* DIRECTION
Pull every line containing "Give" out of the material below.

* ENTRIES
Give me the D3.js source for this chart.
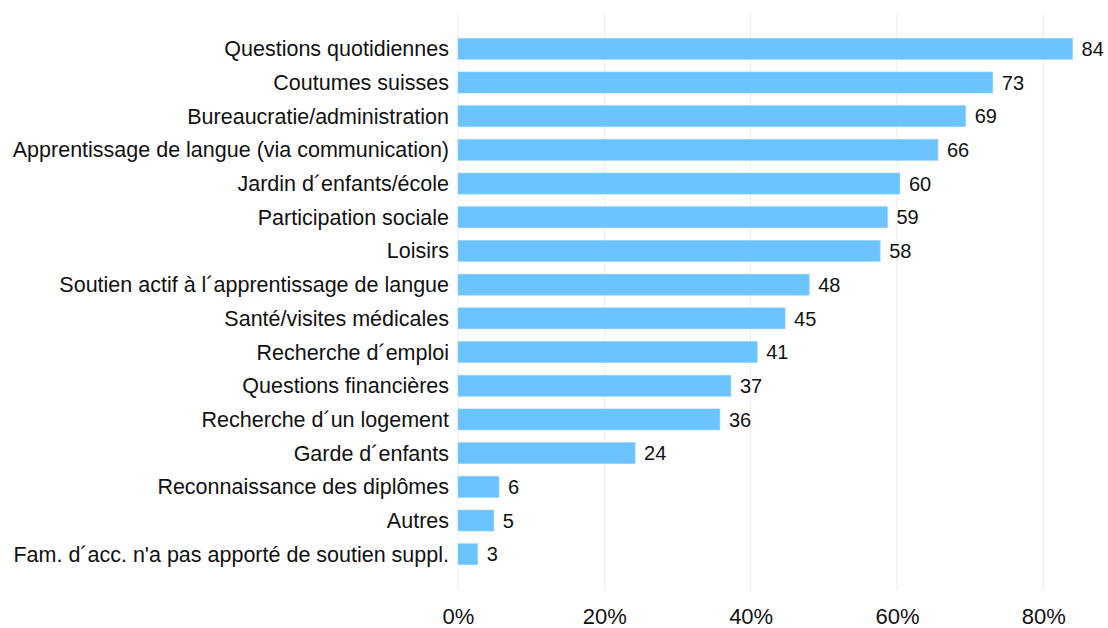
<!DOCTYPE html>
<html><head><meta charset="utf-8">
<script src="https://cdn.jsdelivr.net/npm/d3@7"></script>
<style>body{margin:0;background:#fff;}svg{display:block;font-family:"Liberation Sans",Arial,sans-serif;}</style>
</head><body>
<svg id="c" width="1108" height="628"></svg>
<script>
const categories = ["Questions quotidiennes","Coutumes suisses","Bureaucratie/administration","Apprentissage de langue (via communication)","Jardin d´enfants/école","Participation sociale","Loisirs","Soutien actif à l´apprentissage de langue","Santé/visites médicales","Recherche d´emploi","Questions financières","Recherche d´un logement","Garde d´enfants","Reconnaissance des diplômes","Autres","Fam. d´acc. n'a pas apporté de soutien suppl."];
const values = [84.0,73.1,69.4,65.6,60.4,58.7,57.7,48.0,44.7,40.9,37.3,35.8,24.2,5.6,4.9,2.7];
const tickValues = [0,20,40,60,80];
const tickLabels = ["0%","20%","40%","60%","80%"];

const svg = d3.select("#c");
const x = d3.scaleLinear().domain([0,80]).range([458,1043.3]);
const y = d3.scaleBand().domain(categories).range([13,590]).paddingInner(0.376).paddingOuter(0.75);
const fmt = d3.format(".0f");

svg.append("g").selectAll("line").data(tickValues).join("line")
  .attr("x1",d=>x(d)).attr("x2",d=>x(d)).attr("y1",13).attr("y2",590)
  .attr("stroke","#ececec").attr("stroke-width",1);

svg.append("g").selectAll("rect").data(values).join("rect")
  .attr("x",x(0)).attr("y",(d,i)=>y(categories[i]))
  .attr("width",d=>x(d)-x(0)).attr("height",y.bandwidth())
  .attr("fill","#6bc4ff").attr("stroke","#8fd2ff").attr("stroke-width",0.6);

svg.append("g").selectAll("text").data(values).join("text")
  .attr("x",d=>x(d)+9).attr("y",(d,i)=>y(categories[i])+y.bandwidth()/2)
  .attr("dy","0.36em").attr("font-size",20).attr("fill","#111").text(d=>fmt(d));

svg.append("g").selectAll("text").data(categories).join("text")
  .attr("x",449).attr("y",d=>y(d)+y.bandwidth()/2)
  .attr("dy","0.35em").attr("text-anchor","end").attr("font-size",21.5).attr("fill","#111").text(d=>d);

const ax = svg.append("g").attr("transform","translate(0,596)")
  .call(d3.axisBottom(x).tickValues(tickValues).tickFormat((d,i)=>tickLabels[i]).tickSize(0).tickPadding(12));
ax.select(".domain").remove();
ax.selectAll("text").attr("font-size",22).attr("fill","#111").attr("font-family","Liberation Sans, Arial, sans-serif");
</script>
</body></html>
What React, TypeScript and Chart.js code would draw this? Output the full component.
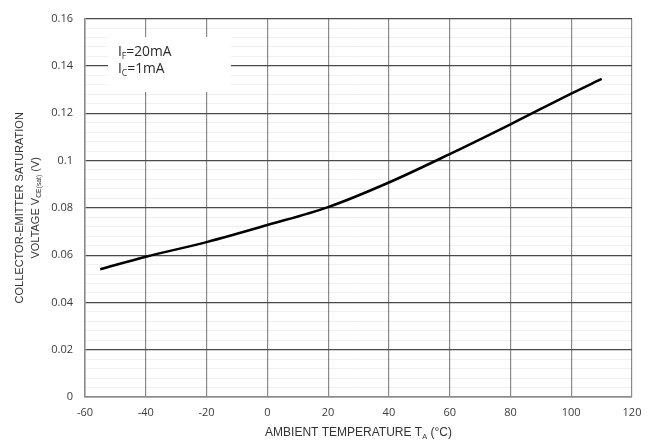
import React, { useEffect, useRef } from "react";
import { Chart, registerables } from "chart.js";

Chart.register(...registerables);

const temperature = [-55, -40, -20, 0, 20, 40, 60, 80, 100, 110];
const vceSat = [0.054, 0.0593, 0.0655, 0.0727, 0.0803, 0.0907, 0.1027, 0.1153, 0.1283, 0.1345];
const xTicks = { min: -60, max: 120, step: 20 };
const yTicks = { min: 0, max: 0.16, step: 0.02, minorStep: 0.004 };
const legendLines = [
  [["I", false], ["F", true], ["=20mA", false]],
  [["I", false], ["C", true], ["=1mA", false]],
] as [string, boolean][][];
const yTitle1 = [["COLLECTOR-EMITTER SATURATION", false]] as [string, boolean][];
const yTitle2 = [["VOLTAGE V", false], ["CE(sat)", true], [" (V)", false]] as [string, boolean][];
const xTitle = [["AMBIENT TEMPERATURE T", false], ["A", true], [" (°C)", false]] as [string, boolean][];

const TITLE_FONT = '"Liberation Sans Narrow", "Liberation Sans", sans-serif';
const TEXT_FONT = '"Open Sans", "Liberation Sans", sans-serif';

function drawRich(
  ctx: CanvasRenderingContext2D,
  parts: [string, boolean][],
  x: number,
  y: number,
  size: number,
  family: string,
  align: "left" | "center"
) {
  const subSize = size * 0.62;
  let total = 0;
  const widths = parts.map(([t, sub]) => {
    ctx.font = `${sub ? subSize : size}px ${family}`;
    const w = ctx.measureText(t).width;
    total += w;
    return w;
  });
  let cx = align === "center" ? x - total / 2 : x;
  ctx.textBaseline = "alphabetic";
  ctx.textAlign = "left";
  parts.forEach(([t, sub], i) => {
    ctx.font = `${sub ? subSize : size}px ${family}`;
    ctx.fillText(t, cx, sub ? y + size * 0.22 : y);
    cx += widths[i];
  });
}

const isMajor = (v: number) => Math.round(v * 1000) % 20 === 0;

export default function App() {
  const ref = useRef<HTMLCanvasElement>(null);
  useEffect(() => {
    document.body.style.margin = "0";
    const canvas = ref.current!;
    const overlay = {
      id: "overlay",
      beforeDatasetsDraw(chart: any) {
        const ctx = chart.ctx as CanvasRenderingContext2D;
        ctx.save();
        ctx.fillStyle = "#ffffff";
        ctx.fillRect(108, 37, 123, 55);
        ctx.fillStyle = "#2a2a2a";
        drawRich(ctx, legendLines[0], 118, 56, 13.8, TEXT_FONT, "left");
        drawRich(ctx, legendLines[1], 118, 73, 13.8, TEXT_FONT, "left");
        ctx.restore();
      },
      afterDraw(chart: any) {
        const ctx = chart.ctx as CanvasRenderingContext2D;
        const a = chart.chartArea;
        const cy = (a.top + a.bottom) / 2;
        ctx.save();
        ctx.fillStyle = "#333";
        ctx.translate(23, cy);
        ctx.rotate(-Math.PI / 2);
        drawRich(ctx, yTitle1, 0, 0, 11, TITLE_FONT, "center");
        ctx.restore();
        ctx.save();
        ctx.fillStyle = "#333";
        ctx.translate(39, cy);
        ctx.rotate(-Math.PI / 2);
        drawRich(ctx, yTitle2, 0, 0, 11, TITLE_FONT, "center");
        ctx.restore();
        ctx.save();
        ctx.fillStyle = "#333";
        drawRich(ctx, xTitle, (a.left + a.right) / 2, 436, 12, TITLE_FONT, "center");
        ctx.restore();
      },
    };
    const chart = new Chart(canvas, {
      type: "scatter",
      data: {
        datasets: [
          {
            data: temperature.map((t, i) => ({ x: t, y: vceSat[i] })),
            showLine: true,
            borderColor: "#000",
            borderWidth: 2.5,
            pointRadius: 0,
            tension: 0.4,
            cubicInterpolationMode: "monotone",
          },
        ],
      },
      options: {
        animation: false,
        responsive: false,
        layout: { padding: { top: 16, right: 22, left: 0, bottom: 0 } },
        plugins: { legend: { display: false }, tooltip: { enabled: false } },
        scales: {
          x: {
            type: "linear",
            min: xTicks.min,
            max: xTicks.max,
            afterFit: (s: any) => {
              s.height = 43;
            },
            ticks: {
              stepSize: xTicks.step,
              padding: 9,
              color: "#3a3a3a",
              font: { family: TEXT_FONT, size: 11 },
            },
            grid: { color: "#8a8a8a", lineWidth: 1.2, drawTicks: false },
            border: { color: "#8a8a8a", width: 1.5 },
          },
          y: {
            type: "linear",
            min: yTicks.min,
            max: yTicks.max,
            afterFit: (s: any) => {
              s.width = 85;
            },
            ticks: {
              stepSize: yTicks.minorStep,
              autoSkip: false,
              padding: 12,
              color: "#3a3a3a",
              font: { family: TEXT_FONT, size: 11 },
              callback: (v: any) => {
                const n = Math.round(Number(v) * 1000) / 1000;
                return isMajor(n) ? String(Number(n.toFixed(2))) : "";
              },
            },
            grid: {
              drawTicks: false,
              color: (c: any) => (isMajor(c.tick.value) ? "#4a4a4a" : "rgba(0,0,0,0.06)"),
              lineWidth: (c: any) => (isMajor(c.tick.value) ? 1.2 : 1),
            },
            border: { color: "#8a8a8a", width: 1.5 },
          },
        },
      },
      plugins: [overlay],
    });
    return () => chart.destroy();
  }, []);
  return (
    <div style={{ width: 654, height: 440 }}>
      <canvas ref={ref} width={654} height={440} />
    </div>
  );
}
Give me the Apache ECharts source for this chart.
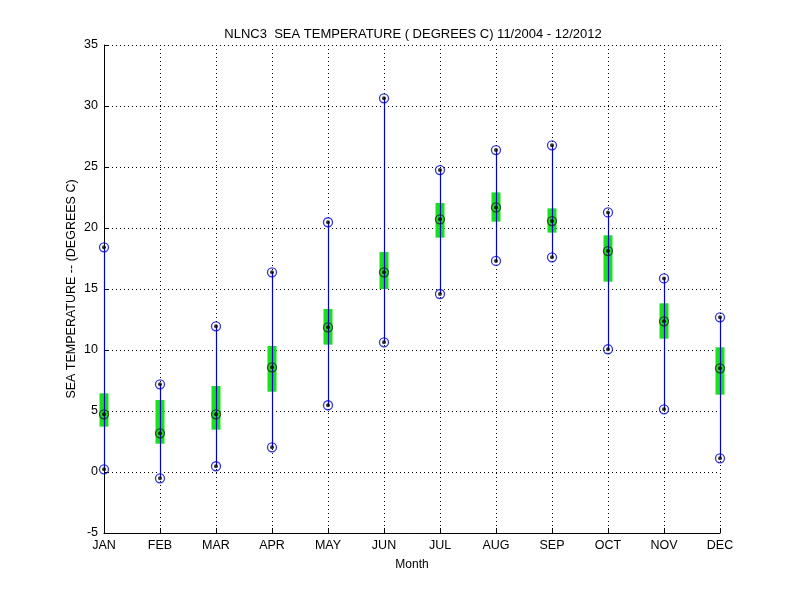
<!DOCTYPE html>
<html>
<head>
<meta charset="utf-8">
<title>NLNC3 sea temperature</title>
<script src="https://cdn.jsdelivr.net/npm/echarts@6/dist/echarts.min.js"></script>
<style>
  html, body { margin: 0; padding: 0; background: #fff; }
  #chart { width: 800px; height: 600px; }
</style>
</head>
<body>
<div id="chart"></div>
<script>
// monthly stats
const months = ['JAN', 'FEB', 'MAR', 'APR', 'MAY', 'JUN', 'JUL', 'AUG', 'SEP', 'OCT', 'NOV', 'DEC'];
const minVals = [0.22, -0.52, 0.47, 2.02, 5.47, 10.63, 14.59, 17.3, 17.6, 10.06, 5.14, 1.12];
const maxVals = [18.42, 7.19, 11.94, 16.37, 20.47, 30.63, 24.75, 26.39, 26.78, 21.28, 15.87, 12.68];
const medVals = [4.73, 3.17, 4.73, 8.58, 11.86, 16.37, 20.71, 21.69, 20.57, 18.11, 12.35, 8.5];
const boxLow = [3.72, 2.32, 3.47, 6.58, 10.44, 15.0, 19.21, 20.52, 19.62, 15.6, 10.93, 6.34];
const boxHigh = [6.45, 5.9, 7.05, 10.33, 13.36, 18.03, 22.05, 22.92, 21.61, 19.4, 13.83, 10.22];

const font = 'Liberation Sans, Arial, sans-serif';

let chart = echarts.init(document.getElementById('chart'));

let boxData = months.map(function (m, i) {
  return [i, boxLow[i], boxHigh[i]];
});
let whiskerData = months.map(function (m, i) {
  return [i, minVals[i], maxVals[i]];
});

//绿色箱体
function renderBox(params, api) {
  let lo = api.coord([api.value(0), api.value(1)]);
  let hi = api.coord([api.value(0), api.value(2)]);
  return {
    type: 'rect',
    shape: { x: lo[0] - 4.5, y: hi[1], width: 9, height: lo[1] - hi[1] },
    style: { fill: '#19e019' }
  };
}

//蓝色竖线
function renderWhisker(params, api) {
  let lo = api.coord([api.value(0), api.value(1)]);
  let hi = api.coord([api.value(0), api.value(2)]);
  let x = Math.round(lo[0]) + 0.5;
  return {
    type: 'line',
    shape: { x1: x, y1: lo[1], x2: x, y2: hi[1] },
    style: { stroke: '#0000c8', lineWidth: 1.2 }
  };
}

function ringSeries(data, color) {
  return {
    type: 'scatter',
    data: data,
    symbol: 'circle',
    symbolSize: 9,
    clip: false,
    z: 5,
    itemStyle: { color: 'rgba(0,0,0,0)', borderColor: color, borderWidth: 1.3 }
  };
}

function dotSeries(data) {
  return {
    type: 'scatter',
    data: data,
    symbol: 'circle',
    symbolSize: 4,
    clip: false,
    z: 6,
    itemStyle: { color: '#000' }
  };
}

let option = {
  animation: false,
  backgroundColor: '#fff',
  title: {
    text: 'NLNC3  SEA TEMPERATURE ( DEGREES C) 11/2004 - 12/2012',
    left: 408,
    textAlign: 'center',
    top: 23,
    textStyle: { fontFamily: font, fontSize: 13, fontWeight: 'normal', color: '#000' }
  },
  grid: { left: 104, right: 80, top: 45, bottom: 67 },
  xAxis: {
    type: 'category',
    data: months,
    boundaryGap: false,
    name: 'Month',
    nameLocation: 'middle',
    nameGap: 26,
    nameTextStyle: { fontFamily: font, fontSize: 12, color: '#000' },
    axisLine: { onZero: false, lineStyle: { color: '#000', width: 1 } },
    axisTick: { inside: true, length: 5, lineStyle: { color: '#000' } },
    axisLabel: { fontFamily: font, fontSize: 12.5, color: '#000', margin: 6, interval: 0 },
    splitLine: { show: true, lineStyle: { color: '#000', type: [1, 3], width: 1 } }
  },
  yAxis: {
    type: 'value',
    min: -5,
    max: 35,
    interval: 5,
    name: 'SEA TEMPERATURE -- (DEGREES C)',
    nameLocation: 'middle',
    nameGap: 26,
    nameMoveOverlap: false,
    nameTextStyle: { fontFamily: font, fontSize: 12.5, color: '#000' },
    axisLine: { show: true, lineStyle: { color: '#000', width: 1 } },
    axisTick: { show: true, inside: true, length: 5, lineStyle: { color: '#000' } },
    axisLabel: { fontFamily: font, fontSize: 12.5, color: '#000', margin: 6 },
    splitLine: { show: true, lineStyle: { color: '#000', type: [1, 3], width: 1 } }
  },
  series: [
    {
      type: 'custom',
      data: boxData,
      renderItem: renderBox,
      clip: false,
      z: 2,
      encode: { x: 0, y: [1, 2] }
    },
    {
      type: 'custom',
      data: whiskerData,
      renderItem: renderWhisker,
      clip: false,
      z: 3,
      encode: { x: 0, y: [1, 2] }
    },
    ringSeries(minVals, '#0000c8'),
    ringSeries(maxVals, '#0000c8'),
    ringSeries(medVals, '#202020'),
    dotSeries(minVals),
    dotSeries(maxVals),
    dotSeries(medVals)
  ]
};

chart.setOption(option);
</script>
</body>
</html>
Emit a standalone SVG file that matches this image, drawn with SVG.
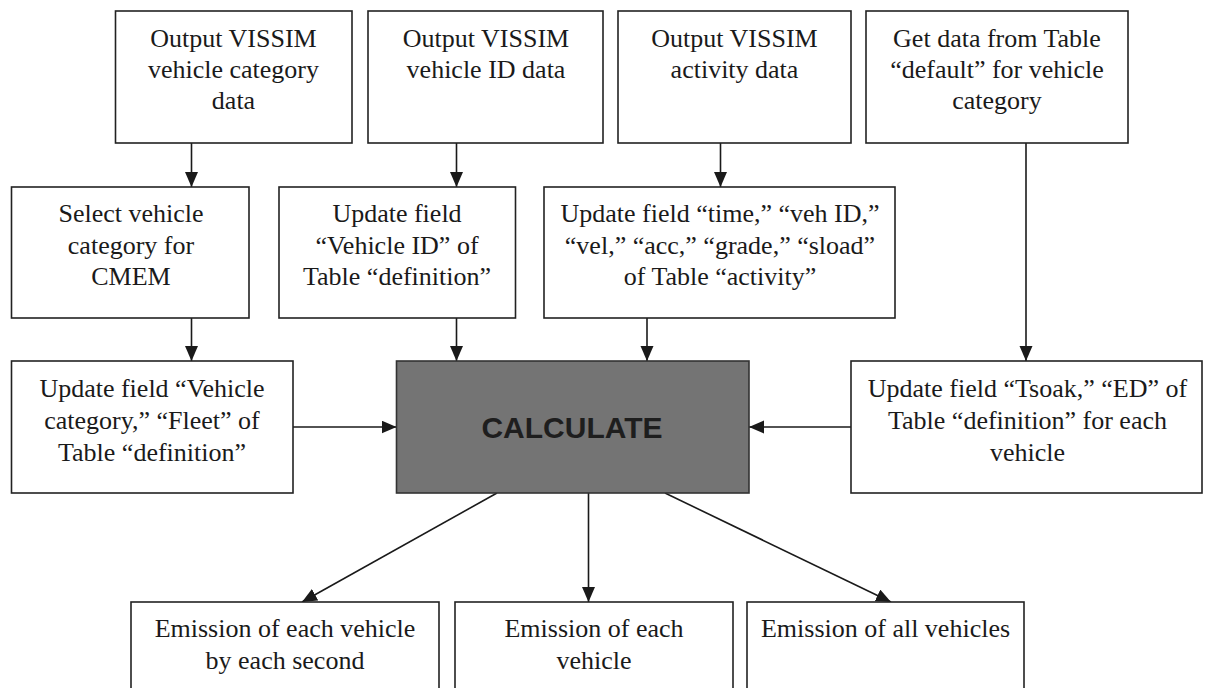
<svg xmlns="http://www.w3.org/2000/svg" width="1206" height="688" viewBox="0 0 1206 688">
<style>
.box{fill:#fff;stroke:#222;stroke-width:1.6}
.calc{fill:#747474;stroke:#333;stroke-width:1.6}
.t{font-family:"Liberation Serif","Times New Roman",serif;font-size:26px;fill:#1a1a1a;text-anchor:middle}
.ct{font-family:"Liberation Sans",Arial,sans-serif;font-size:30px;font-weight:bold;fill:#1e1e1e;text-anchor:middle}
.c{stroke:#1a1a1a;stroke-width:1.6;fill:none;marker-end:url(#ah)}
</style>
<defs>
<marker id="ah" markerUnits="userSpaceOnUse" markerWidth="16" markerHeight="14" refX="15" refY="6.5" orient="auto">
<path d="M0,0 L15,6.5 L0,13 z" fill="#1a1a1a"/>
</marker>
</defs>
<rect width="1206" height="688" fill="#fff"/>
<g id="connectors">
<line class="c" x1="191.5" y1="143" x2="191.5" y2="187"/>
<line class="c" x1="456.5" y1="143" x2="456.5" y2="187"/>
<line class="c" x1="720.5" y1="143" x2="720.5" y2="187"/>
<line class="c" x1="1026" y1="143" x2="1026" y2="361"/>
<line class="c" x1="191.5" y1="318" x2="191.5" y2="361"/>
<line class="c" x1="456.5" y1="318" x2="456.5" y2="361"/>
<line class="c" x1="647" y1="318" x2="647" y2="361"/>
<line class="c" x1="293" y1="427" x2="396.5" y2="427"/>
<line class="c" x1="851" y1="427" x2="749" y2="427"/>
<line class="c" x1="497" y1="493" x2="302" y2="602"/>
<line class="c" x1="588.5" y1="493" x2="588.5" y2="602"/>
<line class="c" x1="665" y1="493" x2="891" y2="602"/>
</g>
<g id="n1"><rect class="box" x="115.5" y="11" width="236.5" height="132"/>
<text class="t" x="233.5" y="47">Output VISSIM</text><text class="t" x="233.5" y="78">vehicle category</text><text class="t" x="233.5" y="109">data</text></g>
<g id="n2"><rect class="box" x="368" y="11" width="235" height="132"/>
<text class="t" x="486" y="47">Output VISSIM</text><text class="t" x="486" y="78">vehicle ID data</text></g>
<g id="n3"><rect class="box" x="618" y="11" width="233" height="132"/>
<text class="t" x="734.5" y="47">Output VISSIM</text><text class="t" x="734.5" y="78">activity data</text></g>
<g id="n4"><rect class="box" x="866" y="11" width="262" height="132"/>
<text class="t" x="997" y="47">Get data from Table</text><text class="t" x="997" y="78">“default” for vehicle</text><text class="t" x="997" y="109">category</text></g>
<g id="n5"><rect class="box" x="11.5" y="187" width="237.5" height="131"/>
<text class="t" x="131" y="222">Select vehicle</text><text class="t" x="131" y="254">category for</text><text class="t" x="131" y="285">CMEM</text></g>
<g id="n6"><rect class="box" x="279" y="187" width="236.5" height="131"/>
<text class="t" x="397" y="222">Update field</text><text class="t" x="397" y="254">“Vehicle ID” of</text><text class="t" x="397" y="285">Table “definition”</text></g>
<g id="n7"><rect class="box" x="544" y="187" width="351" height="131"/>
<text class="t" x="720" y="222">Update field “time,” “veh ID,”</text><text class="t" x="720" y="254">“vel,” “acc,” “grade,” “sload”</text><text class="t" x="720" y="285">of Table “activity”</text></g>
<g id="n8"><rect class="box" x="11.5" y="361" width="281.5" height="132"/>
<text class="t" x="152" y="397">Update field “Vehicle</text><text class="t" x="152" y="429">category,” “Fleet” of</text><text class="t" x="152" y="461">Table “definition”</text></g>
<g id="n9"><rect class="calc" x="396.5" y="361" width="352.5" height="132"/>
<text class="ct" x="572" y="438">CALCULATE</text></g>
<g id="n10"><rect class="box" x="851" y="361" width="351" height="132"/>
<text class="t" x="1027.5" y="397">Update field “Tsoak,” “ED” of</text><text class="t" x="1027.5" y="429">Table “definition” for each</text><text class="t" x="1027.5" y="461">vehicle</text></g>
<g id="n11"><rect class="box" x="131" y="602" width="308" height="110"/>
<text class="t" x="285" y="637">Emission of each vehicle</text><text class="t" x="285" y="669">by each second</text></g>
<g id="n12"><rect class="box" x="455" y="602" width="278" height="110"/>
<text class="t" x="594" y="637">Emission of each</text><text class="t" x="594" y="669">vehicle</text></g>
<g id="n13"><rect class="box" x="747" y="602" width="277" height="110"/>
<text class="t" x="885.5" y="637">Emission of all vehicles</text></g>
</svg>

* TASK ANSWER
Give me the D3.js source for this chart.
Give me the Apache ECharts source for this chart.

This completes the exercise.